**Work to complete**
Copy exactly the lines from the beginning of the data down to and including the line holding "return (x0 /", without any pictures.

**Records for the exercise**
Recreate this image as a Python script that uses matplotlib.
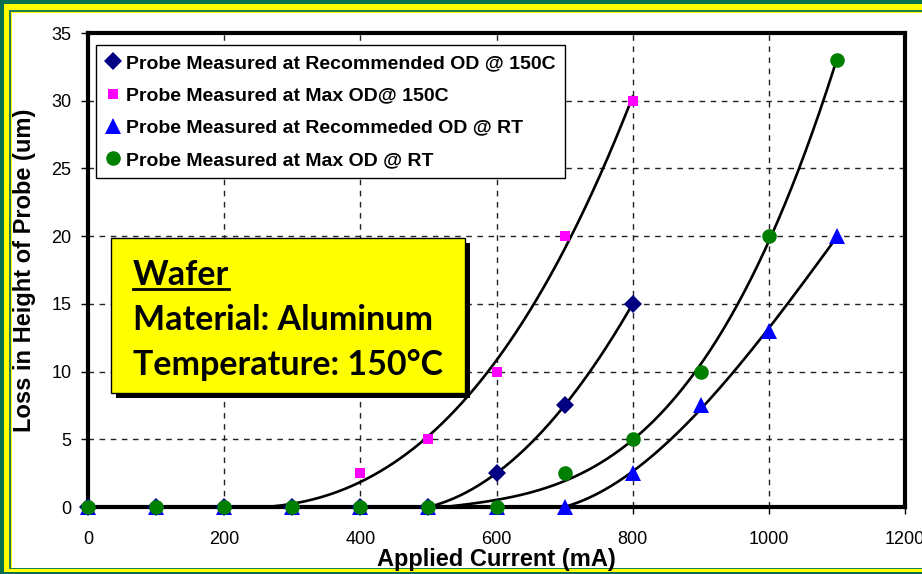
import matplotlib
matplotlib.use("Agg")
import matplotlib.pyplot as plt
from matplotlib.patches import Rectangle
from matplotlib.lines import Line2D
import numpy as np

# probe wear data, applied current in mA, height loss in um
current_150c = [0, 100, 200, 300, 400, 500, 600, 700, 800]
loss_rec_150c = [0, 0, 0, 0, 0, 0, 2.5, 7.5, 15]
loss_max_150c = [0, 0, 0, 0, 2.5, 5, 10, 20, 30]

current_rt = [0, 100, 200, 300, 400, 500, 600, 700, 800, 900, 1000, 1100]
loss_rec_rt = [0, 0, 0, 0, 0, 0, 0, 0, 2.5, 7.5, 13, 20]
loss_max_rt = [0, 0, 0, 0, 0, 0, 0, 2.5, 5, 10, 20, 33]

labels = ["Probe Measured at Recommended OD @ 150C",
          "Probe Measured at Max OD@ 150C",
          "Probe Measured at Recommeded OD @ RT",
          "Probe Measured at Max OD @ RT"]

W, H = 922, 574
fig = plt.figure(figsize=(W / 100, H / 100), dpi=100)


def fr(x0, y0, x1, y1):
    # pixel box (top-left origin) -> figure fraction rect args
    return (x0 / W, 1 - y1 / H), (x1 - x0) / W, (y1 - y0) / H


# slide frame
green = "#0b6e4c"
yellow = "#ffff00"
for (l, t, b), c in [((0, 0, 574), green), ((4, 4, 572), yellow),
                     ((9, 10, 569), "#1f7d4f"), ((10.5, 11.5, 568), yellow),
                     ((12, 13, 568), "white")]:
    xy, w, h = fr(l, t, W + 10, b)
    fig.patches.append(Rectangle(xy, w, h, transform=fig.transFigure,
                                 facecolor=c, edgecolor="none", zorder=-5))

ax = fig.add_axes([88 / W, 1 - 507 / H, (905 - 88) / W, (507 - 33) / H])
ax.set_zorder(1)
ax.set_facecolor("white")

series = [
    (current_150c, loss_rec_150c, "D", "#000080", 9.5),
    (current_150c, loss_max_150c, "s", "#ff00ff", 6.5),
    (current_rt, loss_rec_rt, "^", "#0000ff", 11),
    (current_rt, loss_max_rt, "o", "#007f00", 10.5),
]

handles = []
for (x, y, m, c, ms), lab in zip(series, labels):
    h, = ax.plot(x, y, linestyle="none", marker=m, color=c, markersize=ms,
                 markeredgewidth=0, clip_on=False, zorder=5, label=lab)
    handles.append(h)
    # cubic trendline over the rising part (from two zeros before the onset)
    x = np.asarray(x, float)
    y = np.asarray(y, float)
    k = max(np.argmax(y > 0) - 2, 0)
    coef = np.polyfit(x[k:], y[k:], 3)
    xs = np.linspace(x[k], x[-1], 300)
    ys = np.clip(np.polyval(coef, xs), 0, None)
    ax.plot(xs, ys, color="black", lw=1.9, zorder=4)

ax.set_xlim(0, 1200)
ax.set_ylim(0, 35)
ax.set_xticks(range(0, 1201, 200))
ax.set_yticks(range(0, 36, 5))
ax.grid(True, color="#222222", linestyle=(0, (4, 4)), linewidth=1)
ax.set_axisbelow(True)
for s in ax.spines.values():
    s.set_linewidth(3)
    s.set_zorder(3)
ax.tick_params(direction="out", length=5, width=1)
ax.tick_params(axis="x", labelsize=13, pad=12)
ax.tick_params(axis="y", labelsize=13, pad=7)
for t in ax.get_xticklabels() + ax.get_yticklabels():
    t.set_family("Liberation Sans")

ax.set_xlabel("Applied Current (mA)", fontsize=17, fontweight="bold",
              family="Liberation Sans")
ax.set_ylabel("Loss in Height of Probe (um)", fontsize=17, fontweight="bold",
              family="Liberation Sans")
ax.xaxis.set_label_coords(0.5, -(548 - 507) / 474)
ax.yaxis.set_label_coords(-0.064, 0.5)

leg = ax.legend(handles=handles, loc="upper left",
                bbox_to_anchor=(8 / 817, (507 - 45) / 474), borderaxespad=0,
                fancybox=False, framealpha=1, edgecolor="black",
                prop={"family": "Liberation Sans", "weight": "bold", "size": 14},
                handlelength=0.75, handletextpad=0.3, labelspacing=0.76,
                borderpad=0.48)
leg.get_frame().set_linewidth(1)
leg.set_zorder(10)

# info box with drop shadow
xy, w, h = fr(116, 243, 470, 398)
fig.patches.append(Rectangle(xy, w, h, transform=fig.transFigure,
                             facecolor="black", edgecolor="none", zorder=20))
xy, w, h = fr(111, 238, 465, 393)
fig.patches.append(Rectangle(xy, w, h, transform=fig.transFigure,
                             facecolor=yellow, edgecolor="black", lw=1, zorder=21))
box_lines = ["Wafer", "Material: Aluminum", "Temperature: 150\u00b0C"]
baselines = [285, 330, 375]
txts = []
for s, yb in zip(box_lines, baselines):
    txts.append(fig.text(133 / W, 1 - yb / H, s, fontsize=24.5, fontweight="bold",
                         family="Lato", va="baseline", ha="left", zorder=22))

fig.canvas.draw()
bb = txts[0].get_window_extent()
uy = 1 - 289 / H
fig.lines.append(Line2D([bb.x0 / W, bb.x1 / W], [uy, uy], color="black",
                        lw=2, transform=fig.transFigure, zorder=22))

fig.savefig("out.png", dpi=100)
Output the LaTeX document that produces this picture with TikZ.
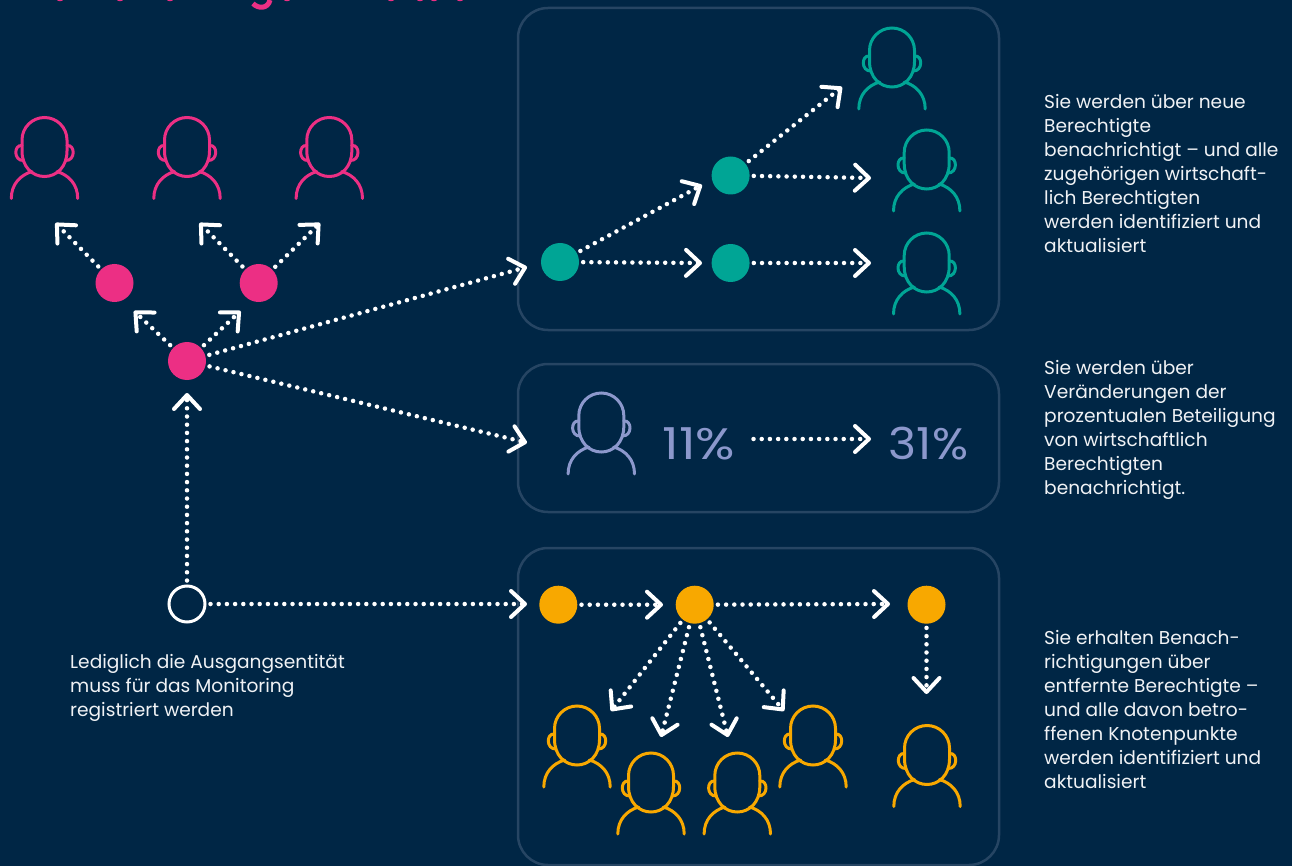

**Problem solution**
Recreate this image as a Python script that uses matplotlib.
import matplotlib
matplotlib.use("Agg")
import matplotlib.pyplot as plt
from matplotlib.patches import Rectangle
from matplotlib.lines import Line2D
import numpy as np

# probe wear data, applied current in mA, height loss in um
current_150c = [0, 100, 200, 300, 400, 500, 600, 700, 800]
loss_rec_150c = [0, 0, 0, 0, 0, 0, 2.5, 7.5, 15]
loss_max_150c = [0, 0, 0, 0, 2.5, 5, 10, 20, 30]

current_rt = [0, 100, 200, 300, 400, 500, 600, 700, 800, 900, 1000, 1100]
loss_rec_rt = [0, 0, 0, 0, 0, 0, 0, 0, 2.5, 7.5, 13, 20]
loss_max_rt = [0, 0, 0, 0, 0, 0, 0, 2.5, 5, 10, 20, 33]

labels = ["Probe Measured at Recommended OD @ 150C",
          "Probe Measured at Max OD@ 150C",
          "Probe Measured at Recommeded OD @ RT",
          "Probe Measured at Max OD @ RT"]

W, H = 922, 574
fig = plt.figure(figsize=(W / 100, H / 100), dpi=100)


def fr(x0, y0, x1, y1):
    # pixel box (top-left origin) -> figure fraction rect args
    return (x0 / W, 1 - y1 / H), (x1 - x0) / W, (y1 - y0) / H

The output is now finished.